What is to be printed is the span of lines starting at the one containing "Clone this screenshot in HTML." and ending at the one containing "e=document.createElementNS(NS,tag);for(const k in", reproduced exactly with pictures left out.

* _Data for this exercise_
------
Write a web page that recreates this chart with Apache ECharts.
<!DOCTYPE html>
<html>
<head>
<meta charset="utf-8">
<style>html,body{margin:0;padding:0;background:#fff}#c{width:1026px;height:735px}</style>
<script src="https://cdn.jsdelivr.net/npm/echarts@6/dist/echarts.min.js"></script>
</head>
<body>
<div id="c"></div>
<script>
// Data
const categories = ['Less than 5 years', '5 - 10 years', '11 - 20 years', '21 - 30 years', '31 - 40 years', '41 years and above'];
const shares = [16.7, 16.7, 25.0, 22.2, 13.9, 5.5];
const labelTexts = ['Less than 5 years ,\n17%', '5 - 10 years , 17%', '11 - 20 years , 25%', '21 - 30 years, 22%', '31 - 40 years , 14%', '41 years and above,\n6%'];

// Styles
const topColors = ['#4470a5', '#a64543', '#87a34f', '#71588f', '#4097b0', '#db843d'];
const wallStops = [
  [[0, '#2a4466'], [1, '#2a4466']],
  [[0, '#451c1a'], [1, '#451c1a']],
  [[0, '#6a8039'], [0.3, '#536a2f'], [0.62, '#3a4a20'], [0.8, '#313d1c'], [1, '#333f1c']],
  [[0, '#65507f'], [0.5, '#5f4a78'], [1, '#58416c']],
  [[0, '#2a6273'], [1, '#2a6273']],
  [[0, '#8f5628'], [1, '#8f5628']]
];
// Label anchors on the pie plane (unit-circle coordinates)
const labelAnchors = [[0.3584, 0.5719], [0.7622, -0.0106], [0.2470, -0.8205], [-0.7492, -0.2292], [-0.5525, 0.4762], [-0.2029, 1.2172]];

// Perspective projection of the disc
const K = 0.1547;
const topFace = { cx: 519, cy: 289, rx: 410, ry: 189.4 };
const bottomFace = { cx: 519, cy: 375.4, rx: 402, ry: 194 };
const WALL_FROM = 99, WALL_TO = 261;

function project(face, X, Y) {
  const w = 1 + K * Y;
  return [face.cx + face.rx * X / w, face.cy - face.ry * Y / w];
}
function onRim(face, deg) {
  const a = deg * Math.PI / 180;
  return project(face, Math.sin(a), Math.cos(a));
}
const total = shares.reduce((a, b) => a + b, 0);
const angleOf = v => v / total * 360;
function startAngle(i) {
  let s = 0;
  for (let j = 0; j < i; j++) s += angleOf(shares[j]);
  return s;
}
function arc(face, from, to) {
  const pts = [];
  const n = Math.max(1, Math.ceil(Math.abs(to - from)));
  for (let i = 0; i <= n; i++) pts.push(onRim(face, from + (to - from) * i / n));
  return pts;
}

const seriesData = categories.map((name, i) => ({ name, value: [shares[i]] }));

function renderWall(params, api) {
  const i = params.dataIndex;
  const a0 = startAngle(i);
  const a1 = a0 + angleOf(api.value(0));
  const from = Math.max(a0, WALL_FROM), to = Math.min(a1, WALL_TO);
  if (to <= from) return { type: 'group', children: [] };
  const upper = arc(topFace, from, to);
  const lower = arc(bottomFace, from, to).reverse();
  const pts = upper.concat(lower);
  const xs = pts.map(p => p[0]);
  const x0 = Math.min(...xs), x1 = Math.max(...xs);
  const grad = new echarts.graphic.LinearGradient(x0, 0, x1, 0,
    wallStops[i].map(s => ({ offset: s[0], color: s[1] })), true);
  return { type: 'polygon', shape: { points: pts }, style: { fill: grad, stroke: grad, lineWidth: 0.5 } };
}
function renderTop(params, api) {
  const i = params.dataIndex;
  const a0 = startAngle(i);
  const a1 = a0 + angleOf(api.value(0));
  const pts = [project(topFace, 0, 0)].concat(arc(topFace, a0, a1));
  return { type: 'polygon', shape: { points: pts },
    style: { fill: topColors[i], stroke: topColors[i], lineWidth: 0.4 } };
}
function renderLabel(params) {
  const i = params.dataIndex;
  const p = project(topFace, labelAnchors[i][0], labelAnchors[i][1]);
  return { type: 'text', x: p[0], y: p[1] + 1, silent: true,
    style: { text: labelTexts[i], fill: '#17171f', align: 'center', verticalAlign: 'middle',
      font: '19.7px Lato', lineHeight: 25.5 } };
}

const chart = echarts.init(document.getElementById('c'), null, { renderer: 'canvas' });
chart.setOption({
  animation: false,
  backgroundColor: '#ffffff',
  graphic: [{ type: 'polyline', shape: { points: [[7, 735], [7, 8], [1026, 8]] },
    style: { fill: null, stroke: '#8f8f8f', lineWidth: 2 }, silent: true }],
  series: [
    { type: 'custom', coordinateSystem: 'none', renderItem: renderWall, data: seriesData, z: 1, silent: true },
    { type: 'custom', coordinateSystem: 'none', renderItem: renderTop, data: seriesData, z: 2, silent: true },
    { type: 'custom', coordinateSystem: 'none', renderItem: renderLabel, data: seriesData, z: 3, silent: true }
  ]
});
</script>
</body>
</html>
------
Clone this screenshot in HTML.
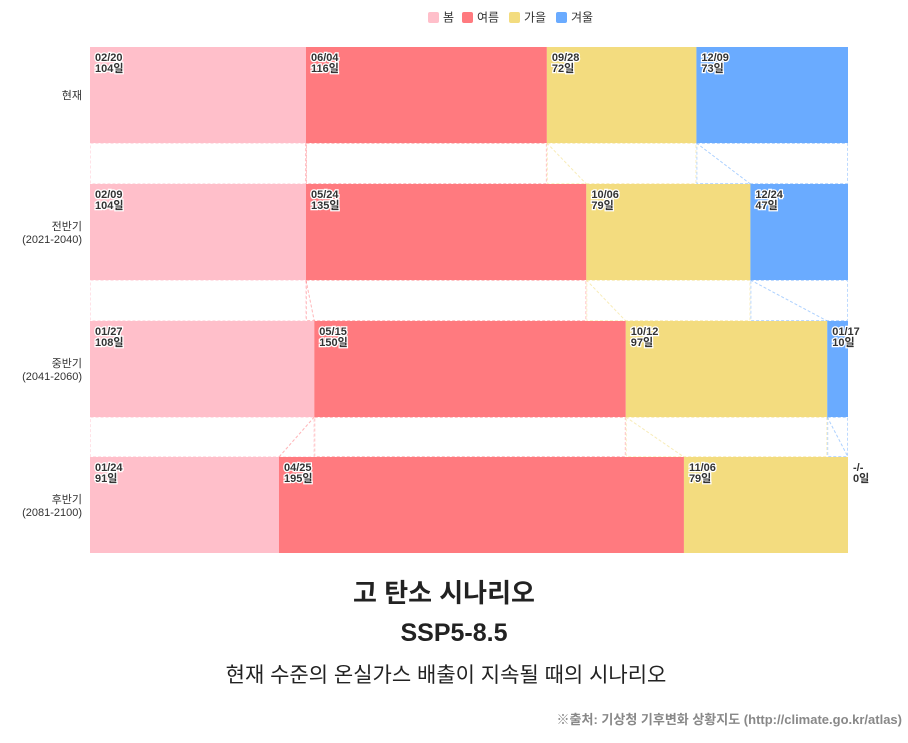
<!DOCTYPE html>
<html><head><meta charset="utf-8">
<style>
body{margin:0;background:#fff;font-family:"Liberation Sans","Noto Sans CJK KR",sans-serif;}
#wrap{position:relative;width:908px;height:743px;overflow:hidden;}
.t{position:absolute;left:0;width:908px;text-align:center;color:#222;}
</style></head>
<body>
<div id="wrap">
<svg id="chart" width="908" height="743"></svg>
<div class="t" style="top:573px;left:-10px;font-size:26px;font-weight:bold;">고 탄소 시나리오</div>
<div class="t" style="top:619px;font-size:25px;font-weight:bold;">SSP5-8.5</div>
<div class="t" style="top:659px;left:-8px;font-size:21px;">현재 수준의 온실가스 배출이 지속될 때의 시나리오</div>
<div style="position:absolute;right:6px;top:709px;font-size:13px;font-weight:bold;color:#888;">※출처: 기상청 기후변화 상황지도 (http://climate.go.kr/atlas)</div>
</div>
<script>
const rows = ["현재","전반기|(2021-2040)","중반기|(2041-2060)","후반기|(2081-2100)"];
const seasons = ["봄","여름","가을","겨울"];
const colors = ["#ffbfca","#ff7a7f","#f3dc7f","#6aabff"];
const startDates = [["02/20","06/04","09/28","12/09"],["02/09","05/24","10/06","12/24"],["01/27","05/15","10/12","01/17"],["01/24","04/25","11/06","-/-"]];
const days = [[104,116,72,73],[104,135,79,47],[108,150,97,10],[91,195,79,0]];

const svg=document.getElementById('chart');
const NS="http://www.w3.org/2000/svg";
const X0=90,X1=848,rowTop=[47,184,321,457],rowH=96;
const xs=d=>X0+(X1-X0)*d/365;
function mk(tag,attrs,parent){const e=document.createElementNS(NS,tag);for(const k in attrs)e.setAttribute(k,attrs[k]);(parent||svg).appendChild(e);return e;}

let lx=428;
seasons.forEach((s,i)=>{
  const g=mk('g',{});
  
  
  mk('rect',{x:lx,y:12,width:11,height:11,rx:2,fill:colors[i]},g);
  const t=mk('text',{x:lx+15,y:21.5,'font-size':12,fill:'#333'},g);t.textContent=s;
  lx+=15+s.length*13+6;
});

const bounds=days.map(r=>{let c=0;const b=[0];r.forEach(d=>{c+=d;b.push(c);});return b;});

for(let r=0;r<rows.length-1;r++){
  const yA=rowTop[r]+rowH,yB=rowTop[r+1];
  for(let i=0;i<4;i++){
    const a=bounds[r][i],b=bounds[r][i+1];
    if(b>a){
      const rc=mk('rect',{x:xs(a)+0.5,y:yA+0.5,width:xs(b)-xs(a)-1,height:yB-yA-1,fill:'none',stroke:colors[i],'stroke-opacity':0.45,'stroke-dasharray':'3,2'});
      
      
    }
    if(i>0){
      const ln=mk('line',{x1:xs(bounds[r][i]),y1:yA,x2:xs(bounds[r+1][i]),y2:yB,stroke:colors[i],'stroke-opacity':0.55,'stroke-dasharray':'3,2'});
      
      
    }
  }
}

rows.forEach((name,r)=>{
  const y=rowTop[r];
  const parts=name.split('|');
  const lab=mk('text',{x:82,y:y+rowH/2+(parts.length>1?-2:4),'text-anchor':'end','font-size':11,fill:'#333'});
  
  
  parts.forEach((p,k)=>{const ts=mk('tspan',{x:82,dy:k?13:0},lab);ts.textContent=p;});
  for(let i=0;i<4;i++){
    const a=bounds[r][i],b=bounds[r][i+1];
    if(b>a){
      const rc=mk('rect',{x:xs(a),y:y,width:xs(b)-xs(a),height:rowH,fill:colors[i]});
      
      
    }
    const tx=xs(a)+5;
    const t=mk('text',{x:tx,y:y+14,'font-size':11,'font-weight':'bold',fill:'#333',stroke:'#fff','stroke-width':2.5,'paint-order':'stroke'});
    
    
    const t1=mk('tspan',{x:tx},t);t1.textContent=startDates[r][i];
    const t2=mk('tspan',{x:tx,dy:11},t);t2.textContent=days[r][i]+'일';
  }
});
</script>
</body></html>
------
* _Exercise response_
Clone this screenshot in HTML.
<!DOCTYPE html>
<html><head><meta charset="utf-8">
<style>
body{margin:0;background:#fff;font-family:"Liberation Sans","Noto Sans CJK KR",sans-serif;}
#wrap{position:relative;width:908px;height:743px;overflow:hidden;}
.t{position:absolute;left:0;width:908px;text-align:center;color:#222;}
</style></head>
<body>
<div id="wrap">
<svg id="chart" width="908" height="743"></svg>
<div class="t" style="top:573px;left:-10px;font-size:26px;font-weight:bold;">고 탄소 시나리오</div>
<div class="t" style="top:619px;font-size:25px;font-weight:bold;">SSP5-8.5</div>
<div class="t" style="top:659px;left:-8px;font-size:21px;">현재 수준의 온실가스 배출이 지속될 때의 시나리오</div>
<div style="position:absolute;right:6px;top:709px;font-size:13px;font-weight:bold;color:#888;">※출처: 기상청 기후변화 상황지도 (http://climate.go.kr/atlas)</div>
</div>
<script>
const rows = ["현재","전반기|(2021-2040)","중반기|(2041-2060)","후반기|(2081-2100)"];
const seasons = ["봄","여름","가을","겨울"];
const colors = ["#ffbfca","#ff7a7f","#f3dc7f","#6aabff"];
const startDates = [["02/20","06/04","09/28","12/09"],["02/09","05/24","10/06","12/24"],["01/27","05/15","10/12","01/17"],["01/24","04/25","11/06","-/-"]];
const days = [[104,116,72,73],[104,135,79,47],[108,150,97,10],[91,195,79,0]];

const svg=document.getElementById('chart');
const NS="http://www.w3.org/2000/svg";
const X0=90,X1=848,rowTop=[47,184,321,457],rowH=96;
const xs=d=>X0+(X1-X0)*d/365;
function mk(tag,attrs,parent){const e=document.createElementNS(NS,tag);for(const k in attrs)e.setAttribute(k,attrs[k]);(parent||svg).appendChild(e);return e;}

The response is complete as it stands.